> **Given task**: Leaving out every picture, quote the data below exactly as it appears.

> **Given data**:
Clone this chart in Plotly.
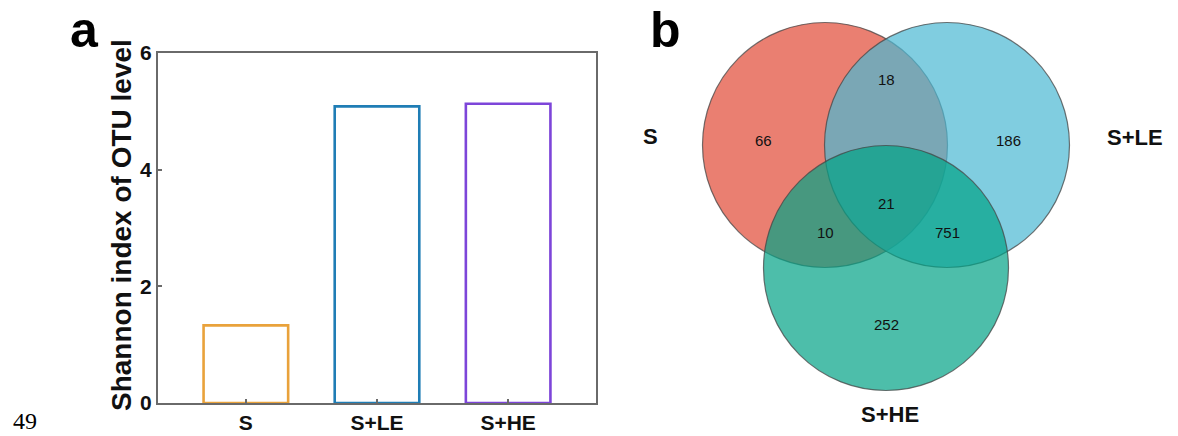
import plotly.graph_objects as go

# ---------------- data ----------------
categories = ["S", "S+LE", "S+HE"]
shannon = [1.33, 5.085, 5.13]
bar_colors = ["#E9A23B", "#1F7DB5", "#7D45D9"]
y_ticks = [0, 2, 4, 6]

set_names = ["S", "S+LE", "S+HE"]
# region counts: S only, LE only, HE only, S&LE, S&HE, LE&HE, all
region_labels = ["66", "186", "252", "18", "10", "751", "21"]

# ---------------- layout config (pixels) ----------------
W, H = 1178, 436
circle_centers = [(825, 145), (947, 145), (886, 268)]
circle_r = 122.5
circle_fill = ["rgba(225,72,52,0.7)", "rgba(74,184,211,0.7)", "rgba(2,162,134,0.7)"]
region_pos = [(763, 140), (1008, 140), (886, 324), (886, 79), (825, 232), (947, 232), (886, 203)]
set_label_pos = [(650, 136), (1135, 137), (890, 414)]

FONT = "Liberation Sans, Arial"

fig = go.Figure()

fig.add_trace(go.Bar(
    x=categories, y=shannon, width=0.645,
    marker=dict(color="rgba(255,255,255,0)", line=dict(color=bar_colors, width=2.6)),
    xaxis="x", yaxis="y", showlegend=False,
))

# invisible trace to anchor the venn axes
fig.add_trace(go.Scatter(x=[600, 1178], y=[0, 436], mode="markers",
                         marker=dict(opacity=0), xaxis="x2", yaxis="y2",
                         showlegend=False, hoverinfo="skip"))

ax_common = dict(showline=True, mirror=True, linecolor="#6a6a6a", linewidth=2.2,
                 ticks="inside", ticklen=4, tickcolor="#6a6a6a", tickwidth=1.5,
                 showgrid=False, zeroline=False, automargin=False,
                 tickfont=dict(family=FONT, size=21, color="#111", weight="bold"))

fig.update_layout(
    template="none",
    width=W, height=H, margin=dict(l=0, r=0, t=0, b=0, pad=0, autoexpand=False),
    paper_bgcolor="white", plot_bgcolor="white",
    xaxis=dict(domain=[158 / W, 596 / W], range=[-0.67, 2.67], **ax_common),
    yaxis=dict(domain=[(H - 403) / H, (H - 53) / H], range=[0, 6], tickvals=y_ticks, **ax_common),
    xaxis2=dict(domain=[600 / W, 1], range=[600, 1178], visible=False, fixedrange=True),
    yaxis2=dict(domain=[0, 1], range=[436, 0], visible=False, fixedrange=True, anchor="x2"),
)

shapes = []
for (cx, cy), fc in zip(circle_centers, circle_fill):
    shapes.append(dict(type="circle", xref="x2", yref="y2",
                       x0=cx - circle_r, x1=cx + circle_r, y0=cy - circle_r, y1=cy + circle_r,
                       fillcolor=fc, line=dict(color="rgba(70,70,70,0.75)", width=1.2),
                       layer="above"))
fig.update_layout(shapes=shapes)

ann = []
for txt, (px, py) in zip(region_labels, region_pos):
    ann.append(dict(x=px, y=py, xref="x2", yref="y2", text=txt, showarrow=False,
                    xanchor="center", yanchor="middle",
                    font=dict(family=FONT, size=15, color="#111")))
for txt, (px, py) in zip(set_names, set_label_pos):
    ann.append(dict(x=px, y=py, xref="x2", yref="y2", text=txt, showarrow=False,
                    xanchor="center", yanchor="middle",
                    font=dict(family=FONT, size=22, color="#111", weight="bold")))

# y axis title
ann.append(dict(x=122 / W, y=1 - 225 / H, xref="paper", yref="paper",
                text="Shannon index of OTU level", textangle=-90, showarrow=False,
                xanchor="center", yanchor="middle",
                font=dict(family=FONT, size=28, color="#111", weight="bold")))
# panel letters
ann.append(dict(x=84 / W, y=1.0, xref="paper", yref="paper", text="a",
                showarrow=False, xanchor="center", yanchor="top",
                font=dict(family=FONT, size=50, color="#000", weight="bold")))
ann.append(dict(x=665 / W, y=1.0, xref="paper", yref="paper", text="b",
                showarrow=False, xanchor="center", yanchor="top",
                font=dict(family=FONT, size=50, color="#000", weight="bold")))
# page number
ann.append(dict(x=25 / W, y=1 - 421 / H, xref="paper", yref="paper", text="49",
                showarrow=False, xanchor="center", yanchor="middle",
                font=dict(family="Liberation Serif, Times New Roman", size=24, color="#000")))
fig.update_layout(annotations=ann)

fig.write_html("out.html", config={"displayModeBar": False},
               post_script="document.body.style.margin='0';document.body.style.overflow='hidden';")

> **Finished answer**:
Clone this chart in Plotly.
import plotly.graph_objects as go

# ---------------- data ----------------
categories = ["S", "S+LE", "S+HE"]
shannon = [1.33, 5.085, 5.13]
bar_colors = ["#E9A23B", "#1F7DB5", "#7D45D9"]
y_ticks = [0, 2, 4, 6]

set_names = ["S", "S+LE", "S+HE"]
# region counts: S only, LE only, HE only, S&LE, S&HE, LE&HE, all
region_labels = ["66", "186", "252", "18", "10", "751", "21"]

# ---------------- layout config (pixels) ----------------
W, H = 1178, 436
circle_centers = [(825, 145), (947, 145), (886, 268)]
circle_r = 122.5
circle_fill = ["rgba(225,72,52,0.7)", "rgba(74,184,211,0.7)", "rgba(2,162,134,0.7)"]
region_pos = [(763, 140), (1008, 140), (886, 324), (886, 79), (825, 232), (947, 232), (886, 203)]
set_label_pos = [(650, 136), (1135, 137), (890, 414)]

FONT = "Liberation Sans, Arial"

fig = go.Figure()

fig.add_trace(go.Bar(
    x=categories, y=shannon, width=0.645,
    marker=dict(color="rgba(255,255,255,0)", line=dict(color=bar_colors, width=2.6)),
    xaxis="x", yaxis="y", showlegend=False,
))

# invisible trace to anchor the venn axes
fig.add_trace(go.Scatter(x=[600, 1178], y=[0, 436], mode="markers",
                         marker=dict(opacity=0), xaxis="x2", yaxis="y2",
                         showlegend=False, hoverinfo="skip"))

ax_common = dict(showline=True, mirror=True, linecolor="#6a6a6a", linewidth=2.2,
                 ticks="inside", ticklen=4, tickcolor="#6a6a6a", tickwidth=1.5,
                 showgrid=False, zeroline=False, automargin=False,
                 tickfont=dict(family=FONT, size=21, color="#111", weight="bold"))

fig.update_layout(
    template="none",
    width=W, height=H, margin=dict(l=0, r=0, t=0, b=0, pad=0, autoexpand=False),
    paper_bgcolor="white", plot_bgcolor="white",
    xaxis=dict(domain=[158 / W, 596 / W], range=[-0.67, 2.67], **ax_common),
    yaxis=dict(domain=[(H - 403) / H, (H - 53) / H], range=[0, 6], tickvals=y_ticks, **ax_common),
    xaxis2=dict(domain=[600 / W, 1], range=[600, 1178], visible=False, fixedrange=True),
    yaxis2=dict(domain=[0, 1], range=[436, 0], visible=False, fixedrange=True, anchor="x2"),
)

shapes = []
for (cx, cy), fc in zip(circle_centers, circle_fill):
    shapes.append(dict(type="circle", xref="x2", yref="y2",
                       x0=cx - circle_r, x1=cx + circle_r, y0=cy - circle_r, y1=cy + circle_r,
                       fillcolor=fc, line=dict(color="rgba(70,70,70,0.75)", width=1.2),
                       layer="above"))
fig.update_layout(shapes=shapes)

ann = []
for txt, (px, py) in zip(region_labels, region_pos):
    ann.append(dict(x=px, y=py, xref="x2", yref="y2", text=txt, showarrow=False,
                    xanchor="center", yanchor="middle",
                    font=dict(family=FONT, size=15, color="#111")))
for txt, (px, py) in zip(set_names, set_label_pos):
    ann.append(dict(x=px, y=py, xref="x2", yref="y2", text=txt, showarrow=False,
                    xanchor="center", yanchor="middle",
                    font=dict(family=FONT, size=22, color="#111", weight="bold")))

# y axis title
ann.append(dict(x=122 / W, y=1 - 225 / H, xref="paper", yref="paper",
                text="Shannon index of OTU level", textangle=-90, showarrow=False,
                xanchor="center", yanchor="middle",
                font=dict(family=FONT, size=28, color="#111", weight="bold")))
# panel letters
ann.append(dict(x=84 / W, y=1.0, xref="paper", yref="paper", text="a",
                showarrow=False, xanchor="center", yanchor="top",
                font=dict(family=FONT, size=50, color="#000", weight="bold")))
ann.append(dict(x=665 / W, y=1.0, xref="paper", yref="paper", text="b",
                showarrow=False, xanchor="center", yanchor="top",
                font=dict(family=FONT, size=50, color="#000", weight="bold")))
# page number
ann.append(dict(x=25 / W, y=1 - 421 / H, xref="paper", yref="paper", text="49",
                showarrow=False, xanchor="center", yanchor="middle",
                font=dict(family="Liberation Serif, Times New Roman", size=24, color="#000")))
fig.update_layout(annotations=ann)

fig.write_html("out.html", config={"displayModeBar": False},
               post_script="document.body.style.margin='0';document.body.style.overflow='hidden';")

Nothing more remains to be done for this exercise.